As we researched it, though, we discovered that many of us might like to try the same challenge. The Office for National Statistics reckons skipping a monthly shop would save the average household £246. There’s certainly plenty I could do with that, so we’re putting the idea in front of all our readers, regardless of whether they’re on benefits or not.
I remember as a kid my grandparents’ larder was full of goodies so old, they still had the price labels in pounds, shillings and pence. We laughed how it seemed they were expecting a war but I realise now how they might not have found that so funny. And it’s a war footing that I guess we’re recommending to future UC claimants, encouraging them to ration themselves.
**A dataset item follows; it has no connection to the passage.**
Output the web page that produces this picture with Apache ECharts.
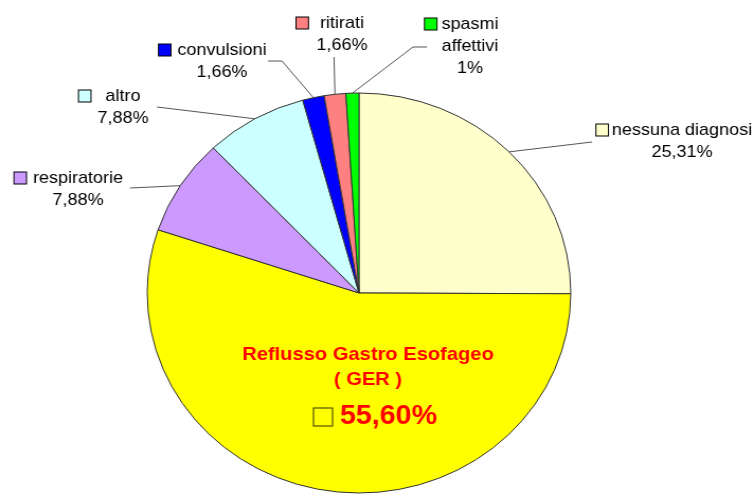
<!DOCTYPE html>
<html>
<head>
<meta charset="utf-8">
<style>
  html, body { margin: 0; padding: 0; background: #fff; overflow: hidden; }
  /* the chart is drawn narrower and widened, so the pie reads as a flattened disc */
  #chart { width: 713px; height: 494px; transform: scaleX(1.059); transform-origin: 0 0; }
</style>
<script src="https://cdn.jsdelivr.net/npm/echarts@6/dist/echarts.min.js"></script>
</head>
<body>
<div id="chart"></div>
<script>
// Diagnosis categories, clockwise from twelve o'clock
const categories = [
  'nessuna diagnosi',
  'Reflusso Gastro Esofageo\n( GER )',
  'respiratorie',
  'altro',
  'convulsioni',
  'ritirati',
  'spasmi\naffettivi'
];
// Share of cases (%)
const shares = [25.31, 55.60, 7.88, 7.88, 1.66, 1.66, 1];
const colors = ['#FFFFCC', '#FFFF00', '#CC99FF', '#CCFFFF', '#0000FF', '#FF8080', '#00FF00'];

// horizontal widening applied to the chart element
const STRETCH = 1.059;

// Label placement in page pixels: centre of the text block, gap after the
// colour key, and where the leader line meets the label (optional elbow first).
const labelPlacement = [
  { x: 682, y: 141, gap: 4,  line: [[592, 142]] },
  { x: 368, y: 342, gap: 8,  line: null },
  { x: 78,  y: 189, gap: 7,  line: [[130, 188]] },
  { x: 123, y: 107, gap: 15, line: [[157, 107]] },
  { x: 222, y: 61,  gap: 7,  line: [[282, 61], [268, 61]] },
  { x: 342, y: 34,  gap: 12, line: [[334, 57]] },
  { x: 470, y: 46,  gap: 5,  line: [[413, 47], [427, 47]] }
];
const px = v => v / STRETCH;

const FONT = '"Liberation Sans", Arial, sans-serif';
const KEY_W = px(11.5), KEY_H = 11;

function pct(v) {
  const s = Number.isInteger(v) ? String(v) : v.toFixed(2);
  return s.replace('.', ',') + '%';
}

// rich styles: one colour key per slice plus spacers
const rich = {
  t: { fontFamily: FONT, fontSize: 17, color: '#000', lineHeight: 22, align: 'center' },
  gt: { fontFamily: FONT, fontSize: 19, fontWeight: 'bold', color: '#FF0000', lineHeight: 25, align: 'center' },
  gp: { fontFamily: FONT, fontSize: 27, fontWeight: 'bold', color: '#FF0000', lineHeight: 50, align: 'center' },
  gk: { width: px(18), height: 17, backgroundColor: '#FFFF00', borderColor: '#333300', borderWidth: 1, align: 'center' },
  gpad: { width: px(15), height: 1, align: 'center' },
  ggap: { width: px(8), height: 1, align: 'center' }
};
categories.forEach((c, i) => {
  rich['k' + i] = { width: KEY_W, height: KEY_H, backgroundColor: colors[i], borderColor: '#000', borderWidth: 1, align: 'center' };
  rich['g' + i] = { width: px(labelPlacement[i].gap), height: 1, align: 'center' };
  rich['s' + i] = { width: KEY_W + px(labelPlacement[i].gap), height: 1, align: 'center' };
});

function outerLabel(p) {
  const i = p.dataIndex;
  const lines = categories[i].split('\n');
  let out = `{k${i}|}{g${i}|}{t|${lines[0]}}{s${i}|}`;
  for (let j = 1; j < lines.length; j++) out += `\n{t|${lines[j]}}`;
  out += `\n{t|${pct(shares[i])}}`;
  return out;
}

function gerLabel(p) {
  const i = p.dataIndex;
  const lines = categories[i].split('\n');
  return lines.map(l => `{gt|${l}}`).join('\n') + `\n{gpad|}{gk|}{ggap|}{gp|${pct(shares[i])}}`;
}

const data = categories.map((name, i) => {
  const item = { name, value: shares[i], itemStyle: { color: colors[i] } };
  if (i === 1) {
    item.label = { position: 'inside', formatter: gerLabel };
    item.labelLine = { show: false };
  }
  return item;
});

const chart = echarts.init(document.getElementById('chart'), null, { renderer: 'canvas' });
chart.setOption({
  backgroundColor: '#fff',
  animation: false,
  series: [{
    type: 'pie',
    center: [px(359), 293],
    radius: 200,
    startAngle: 90,
    clockwise: true,
    avoidLabelOverlap: false,
    itemStyle: { borderColor: '#333', borderWidth: 1 },
    label: {
      show: true,
      position: 'outside',
      formatter: outerLabel,
      rich: rich
    },
    labelLine: {
      show: true,
      length: 10,
      length2: 10,
      lineStyle: { color: '#555', width: 1 }
    },
    emphasis: { disabled: true },
    labelLayout: function (params) {
      const L = labelPlacement[params.dataIndex];
      if (!L.line) {
        return { x: px(L.x), y: L.y, align: 'center', verticalAlign: 'top' };
      }
      const res = { x: px(L.x), y: L.y, align: 'center', verticalAlign: 'middle' };
      const start = params.labelLinePoints ? params.labelLinePoints[0] : null;
      if (start) res.labelLinePoints = [start].concat(L.line.map(p => [px(p[0]), p[1]]));
      return res;
    },
    data: data
  }]
});
</script>
</body>
</html>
One money blogger I spoke to said she wished she’d thought of the challenge first. 'It's one thing to encourage people to set money aside for something like five weeks without an income but we can dip into it. It’s a constant temptation, so it’s harder to keep safe. But the idea of creating your own personal food bank could be really useful.'
The blog’s followers had plenty to offer on how to step up to the challenge too:
'Evaporated milk, dried milk, flour, rice, pasta, cheap tinned toms, soya mince, seeds to grow your own spinach (so easy to grow), sauces and gravy (makes spinach more edible!), oil, tinned meat. Buy a few extra items each week,' said one.
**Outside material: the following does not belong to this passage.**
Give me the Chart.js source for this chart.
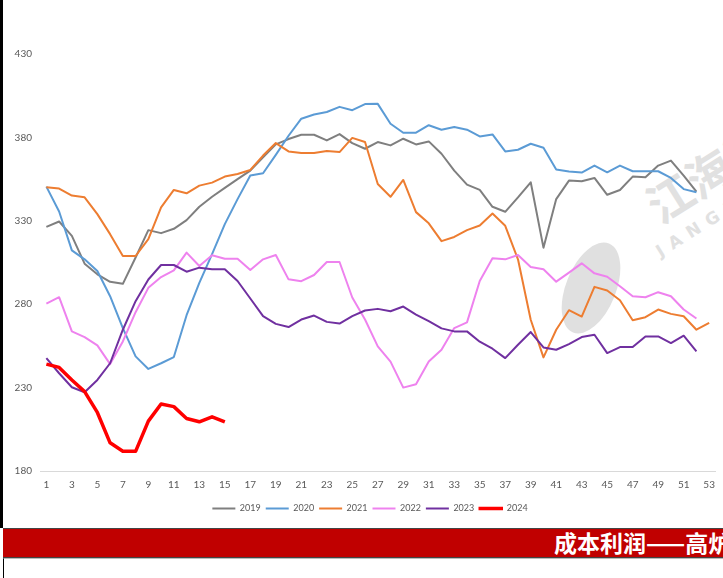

'Would make sure the freezer was completely full before the deadline! I have herbs and potatoes growing in the garden, so could make use of them, also have some seeds for other bits that I’d want to plant out to use,' said another.
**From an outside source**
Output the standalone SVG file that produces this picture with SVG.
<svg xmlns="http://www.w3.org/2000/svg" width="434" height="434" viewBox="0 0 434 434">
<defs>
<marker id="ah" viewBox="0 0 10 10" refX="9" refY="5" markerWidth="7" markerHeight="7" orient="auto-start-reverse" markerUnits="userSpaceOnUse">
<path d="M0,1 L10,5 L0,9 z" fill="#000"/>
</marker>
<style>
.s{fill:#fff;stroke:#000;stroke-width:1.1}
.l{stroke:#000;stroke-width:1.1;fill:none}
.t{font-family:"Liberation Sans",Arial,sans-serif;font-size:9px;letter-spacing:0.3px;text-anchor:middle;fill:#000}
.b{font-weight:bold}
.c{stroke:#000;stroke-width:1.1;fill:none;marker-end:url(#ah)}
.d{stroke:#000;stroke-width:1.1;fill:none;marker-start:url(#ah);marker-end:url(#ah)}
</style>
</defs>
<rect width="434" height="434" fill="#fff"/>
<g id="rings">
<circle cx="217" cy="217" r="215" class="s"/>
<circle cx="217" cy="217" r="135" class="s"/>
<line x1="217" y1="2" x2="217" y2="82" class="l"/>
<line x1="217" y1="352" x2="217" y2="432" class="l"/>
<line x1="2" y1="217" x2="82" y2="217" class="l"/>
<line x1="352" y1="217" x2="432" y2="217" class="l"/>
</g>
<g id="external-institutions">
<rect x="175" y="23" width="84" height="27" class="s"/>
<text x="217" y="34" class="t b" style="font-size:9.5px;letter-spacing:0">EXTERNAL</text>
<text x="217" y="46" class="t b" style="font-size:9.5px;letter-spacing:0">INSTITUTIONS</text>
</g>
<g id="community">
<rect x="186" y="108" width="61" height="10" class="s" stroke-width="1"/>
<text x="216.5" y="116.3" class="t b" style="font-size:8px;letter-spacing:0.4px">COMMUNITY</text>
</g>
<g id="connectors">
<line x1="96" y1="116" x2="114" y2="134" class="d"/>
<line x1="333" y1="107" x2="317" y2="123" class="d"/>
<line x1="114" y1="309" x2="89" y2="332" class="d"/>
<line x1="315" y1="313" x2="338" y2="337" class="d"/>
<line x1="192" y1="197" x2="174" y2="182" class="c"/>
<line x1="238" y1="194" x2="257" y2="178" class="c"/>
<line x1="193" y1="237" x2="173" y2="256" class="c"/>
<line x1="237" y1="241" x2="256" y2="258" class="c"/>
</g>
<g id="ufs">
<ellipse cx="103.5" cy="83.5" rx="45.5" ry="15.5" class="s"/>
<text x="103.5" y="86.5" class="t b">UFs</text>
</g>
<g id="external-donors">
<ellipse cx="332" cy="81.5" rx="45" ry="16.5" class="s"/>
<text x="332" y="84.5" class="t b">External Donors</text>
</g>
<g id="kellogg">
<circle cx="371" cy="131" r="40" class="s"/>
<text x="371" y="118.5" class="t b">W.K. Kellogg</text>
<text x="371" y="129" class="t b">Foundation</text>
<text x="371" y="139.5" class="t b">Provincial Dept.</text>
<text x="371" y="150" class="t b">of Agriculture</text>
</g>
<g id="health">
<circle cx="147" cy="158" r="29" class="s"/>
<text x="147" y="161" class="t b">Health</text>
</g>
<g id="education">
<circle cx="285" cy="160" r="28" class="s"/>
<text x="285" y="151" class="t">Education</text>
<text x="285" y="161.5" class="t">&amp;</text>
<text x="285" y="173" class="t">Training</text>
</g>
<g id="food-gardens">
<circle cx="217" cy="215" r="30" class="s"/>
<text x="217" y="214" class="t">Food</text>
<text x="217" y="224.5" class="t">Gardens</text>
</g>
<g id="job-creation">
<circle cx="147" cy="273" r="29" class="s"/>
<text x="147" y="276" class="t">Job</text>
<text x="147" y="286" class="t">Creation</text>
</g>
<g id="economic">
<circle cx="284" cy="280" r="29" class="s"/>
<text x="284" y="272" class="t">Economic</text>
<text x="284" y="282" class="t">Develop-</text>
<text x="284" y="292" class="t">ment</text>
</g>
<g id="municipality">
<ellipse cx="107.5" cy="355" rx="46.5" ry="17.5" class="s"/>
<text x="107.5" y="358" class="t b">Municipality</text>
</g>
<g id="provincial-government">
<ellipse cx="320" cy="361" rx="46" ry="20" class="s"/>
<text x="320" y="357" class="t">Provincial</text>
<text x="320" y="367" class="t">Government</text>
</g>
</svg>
'I could probably feed us and next door as well without getting a single extra thing,’ said one more. ‘It’s not called the Armageddon cupboard for nothing!'
And with this last one, Quids In’s ‘Doomsday Cupboard’ was born. (The word ‘armageddon’ fails the simple literacy test!) The main feature in Quids in! this issue will look at why and how to build one, with expertise shared by our friends at Foodini Club. Meanwhile, more extensive details will be available as a free download to subscribers of our monthly money email service, the Quids In Readers Club.
This is how we approach Universal Credit and all our money advice. The technical stuff is important but what we need to do is relate the challenges to people’s everyday lives. It’s an approach we’ll expand with a new service to non-welfare advisers when we open an online resource to share these and other best practice ideas on the practical support claimants could use that goes beyond how UC does and doesn’t work. (More to follow on this… so long as you’ve confirmed your subscription to keep receiving our newsletters.)
This doesn’t make us apologists for the government, or supportive even of how UC has been rolled out, it makes us pragmatists. We are just trying to find the ‘work-arounds’ to help claimants live with a system so ill-fitting with their lives that it borders on the unjust. But while many people inside and outside the DWP try to smooth its hardest edges, we’ll focus on what claimants (with support from advisers, landlords and authorities) can do to help themselves in the meantime.